Natural ingredients are often more expensive. Wilson says just look at the price difference for vanilla ice cream made with vanilla extract, compared to the artificial ingredient vanillin, which is much cheaper. Not only is there a difference in cost, but vanilla extract’s flavor is not as strong, he said. This is just an example of the factors that companies must address in making this move. It also explains why the change won’t happen overnight.
“It’s going to take time for some of these companies to find all of the replacement ingredients that fit,” Wilson said. “In doing this, companies want to be viewed as good citizens. They want to provide a healthy product, something that tastes good and something that they can make a profit with so the company survives. They’re juggling a lot of different components in this issue.”
Push for a clean label
Companies such as General Mills and Kraft are making the change in response to sales and consumer feedback. Wilson says consumers want a “clean label” that’s easy to understand, not a lengthy list of unknown, hard-to-pronounce ingredients. It’s no different than the push for antibiotic-free poultry or the Food and Drug Administration’s recent ruling to remove partially hydrogenated oils from its “Generally Recognized as Safe” list.
“If consumers weren’t saying we want a clean label and that we want to be able to understand everything on there, the industry would not change, unless companies felt they could make something better or less costly,” Wilson said.
While many consumers may applaud the move, there is a risk for companies in making this change. If the natural ingredients dramatically change what consumers like most about the product, they’ll stop buying it, Wilson said.
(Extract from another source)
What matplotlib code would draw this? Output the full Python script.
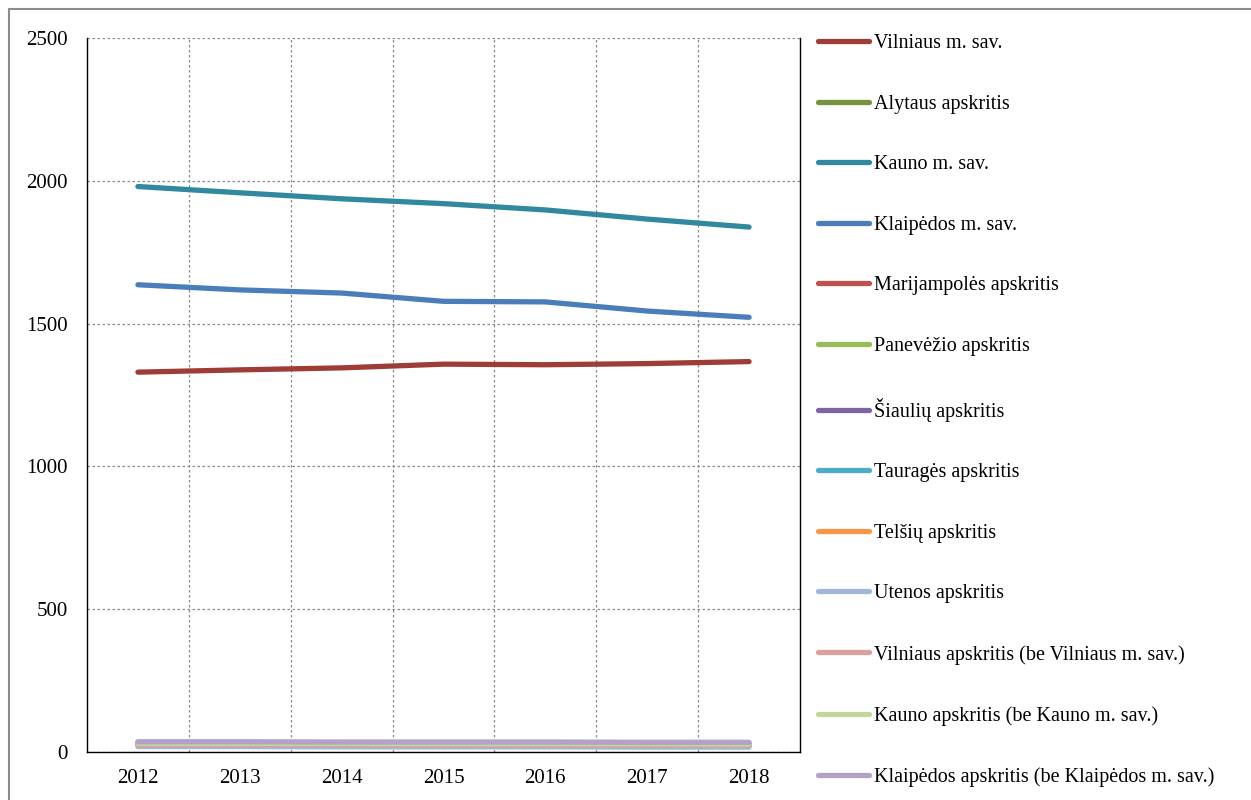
import matplotlib
matplotlib.use("Agg")
import matplotlib.pyplot as plt
from matplotlib.patches import Rectangle

years = ["2012", "2013", "2014", "2015", "2016", "2017", "2018"]

vilniaus_m = [1330, 1338, 1345, 1358, 1356, 1360, 1367]
alytaus = [30, 30, 29, 29, 28, 28, 27]
kauno_m = [1980, 1958, 1937, 1920, 1898, 1866, 1838]
klaipedos_m = [1636, 1618, 1607, 1578, 1576, 1544, 1522]
marijampoles = [28, 28, 27, 27, 27, 26, 26]
panevezio = [32, 32, 31, 31, 30, 30, 29]
siauliu = [33, 33, 32, 32, 31, 31, 30]
taurages = [25, 25, 25, 24, 24, 24, 23]
telsiu = [27, 27, 26, 26, 26, 25, 25]
utenos = [19, 19, 18, 18, 18, 17, 17]
vilniaus_apskr = [25, 25, 25, 24, 24, 24, 24]
kauno_apskr = [30, 30, 30, 29, 29, 29, 28]
klaipedos_apskr = [36, 36, 35, 35, 35, 34, 34]

labels = [
    "Vilniaus m. sav.",
    "Alytaus apskritis",
    "Kauno m. sav.",
    "Klaipėdos m. sav.",
    "Marijampolės apskritis",
    "Panevėžio apskritis",
    "Šiaulių apskritis",
    "Tauragės apskritis",
    "Telšių apskritis",
    "Utenos apskritis",
    "Vilniaus apskritis (be Vilniaus m. sav.)",
    "Kauno apskritis (be Kauno m. sav.)",
    "Klaipėdos apskritis (be Klaipėdos m. sav.)",
]
series = [vilniaus_m, alytaus, kauno_m, klaipedos_m, marijampoles, panevezio,
          siauliu, taurages, telsiu, utenos, vilniaus_apskr, kauno_apskr,
          klaipedos_apskr]
colors = ["#9E3C38", "#77933C", "#31899E", "#4A7EBB", "#C0504D", "#9BBB59",
          "#8064A2", "#4BACC6", "#F79646", "#A2B6DA", "#D9A09E", "#C3D69B",
          "#B3A2C7"]

plt.rcParams['font.family'] = ['Liberation Serif', 'DejaVu Serif']

fig = plt.figure(figsize=(12.51, 8.0), dpi=100)
fig.patches.append(Rectangle((9 / 1251, -0.05), 1.2, 1 - 9 / 800 + 0.05,
                             transform=fig.transFigure, fill=False,
                             edgecolor="#8C8C8C", linewidth=1.5))

ax = fig.add_axes([87 / 1251, 1 - 752 / 800, (800 - 87) / 1251, (752 - 38) / 800])
x = list(range(len(years)))
handles = []
for s, c, lab in zip(series, colors, labels):
    h, = ax.plot(x, s, color=c, linewidth=3.8, solid_capstyle='round',
                 solid_joinstyle='round', label=lab)
    handles.append(h)

ax.set_xlim(-0.5, len(years) - 0.5)
ax.set_ylim(0, 2500)
ax.set_yticks([0, 500, 1000, 1500, 2000, 2500])
ax.set_xticks(x)
ax.set_xticklabels(years)
ax.set_xticks([i + 0.5 for i in range(len(years) - 1)], minor=True)
ax.tick_params(axis='both', which='both', length=0, labelsize=15)
ax.tick_params(axis='y', pad=14)
ax.tick_params(axis='x', pad=12)
ax.grid(True, axis='y', which='major', color='#8A8A8A', linestyle=(0, (2, 2)), linewidth=0.9)
ax.grid(True, axis='x', which='minor', color='#8A8A8A', linestyle=(0, (2, 2)), linewidth=0.9)
ax.set_axisbelow(True)
for sp in ['left', 'bottom', 'right']:
    ax.spines[sp].set_color('black')
    ax.spines[sp].set_linewidth(1.0)
ax.spines['top'].set_visible(False)

leg = fig.legend(handles=handles, labels=labels, loc='upper left',
                 bbox_to_anchor=(810 / 1251, 1 - 26 / 800), frameon=False,
                 fontsize=14.5, handlelength=2.55, handletextpad=0.25,
                 labelspacing=2.06, borderaxespad=0)
for lh in leg.get_lines():
    lh.set_linewidth(3.8)

fig.savefig("out.png", dpi=100)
“If a brand name is the gold standard leader and they start messing with it, often that can create problems, unless their product development people are really good and can keep the same color, taste, texture, viscosity, whatever the sensory characteristics are for the consumer.”
Wilson says time and sales will determine how companies respond if consumers don’t like the new, natural ingredients. Similar to soft drink companies that have introduced new recipes, they may revert back to what is most popular, he said.